Publishing a children’s storybook
I recently found myself seated down with a young reader’s storybook. What first attracted me to it was how beautiful all the colours merged and how splendid they spread on the covers. The title of the book is Mickey and the Troll and this specific volume was published in 1990 by The Walt Disney Company. Back to my story… I slowly picked it up and carefully inspected the covers and the rest of the pages. After I finished, I thought about some tips that could help writers and publishers or editors in the development of a similar creation.
Before we start, let us have the following in mind;
- Picture Books: under 5 years old, under 1,000 words
- Early Readers: 5+ years old, 2,000 to 5,000 words
- Chapter Books: 6-9 years old, 5,000 to 10,000 words
- Middle Grade (MG): 8-12 years old, 30,000 to 50,000 words
- Young Adult (YA): 12-18 years old, 50,000 to 100,00 words (Anon., n.d.)
The points above help in understanding the requirements for writing children’s fiction. However, if it for a school curriculum, you might want to speak to an institute for education to understand more specific requirements.
The second point to note would be on carrying out proper research in the market. You can walk into bookstores that sell children’s storybooks and see which authors are trending, the topics that are selling more and the publishers who are publishing most of these books. When you find out which books you are competing with this will help to understand the reader’s taste. However, I would add that it is important to follow your gut when writing as long as you are providing an interesting read.
Exhaust all editing options to refine your manuscript completely. Look into every sentence, every picture and illustration and how it all comes together. With sentences, avoid complex sentences or ones that are too long. For pictures or illustrations, make sure that they are appealing to the eye and bring out highlights you want to be seen. You may also refine the quality to suit the demographic you are targeting. Another thing I have noticed before is that at times main characters take quite some time to be introduced. Therefore, ensure that your main character is not waiting for their introduction on page two!
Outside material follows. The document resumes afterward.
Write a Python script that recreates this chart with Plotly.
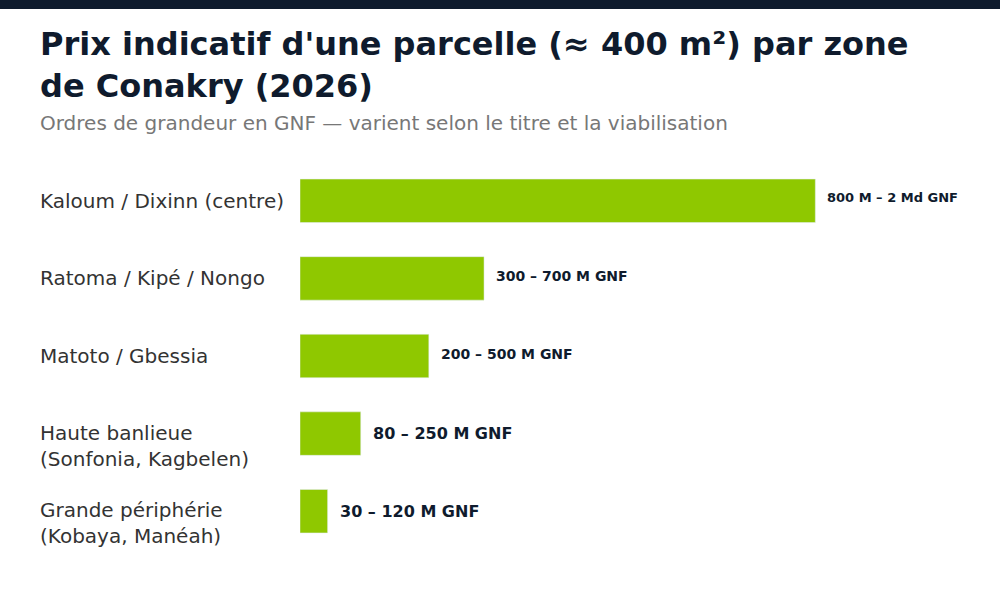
import plotly.graph_objects as go

zones = [
    "Kaloum / Dixinn (centre)",
    "Ratoma / Kipé / Nongo",
    "Matoto / Gbessia",
    "Haute banlieue<br>(Sonfonia, Kagbelen)",
    "Grande périphérie<br>(Kobaya, Manéah)",
]
# midpoint of each price range, in millions of GNF
prix_milieu = [1400, 500, 350, 165, 75]
etiquettes = [
    "800 M – 2 Md GNF",
    "300 – 700 M GNF",
    "200 – 500 M GNF",
    "80 – 250 M GNF",
    "30 – 120 M GNF",
]

NAVY = "#0f1b2d"
GREEN = "#8fc800"
FONT = "DejaVu Sans"

# plot area in pixels: top 162, height 388
def py(px):
    return 1 + (162 - px) / 388


fig = go.Figure()
fig.add_trace(
    go.Bar(
        x=prix_milieu,
        y=zones,
        orientation="h",
        marker=dict(color=GREEN),
        hoverinfo="skip",
    )
)

# zone names, left aligned at the page margin
for z in zones:
    fig.add_annotation(
        x=-0.3975, xref="paper", y=z, yref="y",
        text=z, showarrow=False,
        xanchor="left", yanchor="middle", align="left",
        yshift=-12 if "<br>" in z else 0,
        font=dict(family=FONT, size=20, color="#333333"),
    )

# range labels at the end of each bar (the long ones are set smaller)
tailles = [13, 14, 14, 16, 16]
for val, z, lab, s in zip(prix_milieu, zones, etiquettes, tailles):
    fig.add_annotation(
        x=val, xref="x", y=z, yref="y",
        text="<b>" + lab + "</b>", showarrow=False,
        xanchor="left", yanchor="middle",
        xshift=10, yshift=16 - s,
        font=dict(family=FONT, size=s, color=NAVY),
    )

fig.add_annotation(
    x=-0.397, xref="paper", y=py(65), yref="paper",
    text="<b>Prix indicatif d'une parcelle (≈ 400 m²) par zone<br>de Conakry (2026)</b>",
    showarrow=False, xanchor="left", yanchor="middle", align="left",
    font=dict(family=FONT, size=32, color=NAVY),
)
fig.add_annotation(
    x=-0.397, xref="paper", y=py(123), yref="paper",
    text="Ordres de grandeur en GNF — varient selon le titre et la viabilisation",
    showarrow=False, xanchor="left", yanchor="middle",
    font=dict(family=FONT, size=20, color="#777777"),
)

# dark strip along the top edge
fig.add_shape(
    type="rect", xref="paper", yref="paper",
    x0=-1, x1=2, y0=py(9), y1=1.6,
    line_width=0, fillcolor=NAVY,
)

fig.update_layout(
    width=1000,
    height=600,
    paper_bgcolor="white",
    plot_bgcolor="white",
    margin=dict(l=300, r=40, t=162, b=50),
    bargap=0.44,
    showlegend=False,
    xaxis=dict(range=[0, 1793], visible=False),
    yaxis=dict(autorange="reversed", showticklabels=False, showgrid=False, zeroline=False),
)

fig.write_html(
    "out.html",
    config={"displayModeBar": False},
    post_script="document.body.style.margin='0';",
)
Have a look at the blurb too! What message is contained? Can the character of your protagonist be seen and felt? Does the blurb cover the exciting adventures that are in the book? Does it mention any other books that are in the series? Perfect the blurb by ensuring that is sparks curiosity and intrigues the reader.
On more editorial tips, consider using repetition. Children’s books do great with this style. You can use repetition in a particular phrase or a word on page/across the entire book and repetition on the story structure. Let your words be balanced well with the illustrations to avoid detraction. It takes more than just spelling and grammar to make a book perfect.
Consider reaching out to an influencer if you are a new author. This can help you get your foot through the door and get people buying your storybook. You can reach out to an influencer, introduce yourself and your work and offer to send them a book. For children’s books, you can do this with parents who have young children to help you reach a bigger audience. If you have written about a topic like, “brushing teeth”, for instance, you can reach out to a CEO of a toothpaste company or a dentist who can leave a short review in return as they talk to their audience about you.
These are only a few things to note, however, my last point would be whether it is a self-published book or from a publishing company, give it your best and do all the research that you need to. When you hand your manuscript to publishers, they will help you with more tips on editing, design, marketing, an ISBN and so much more.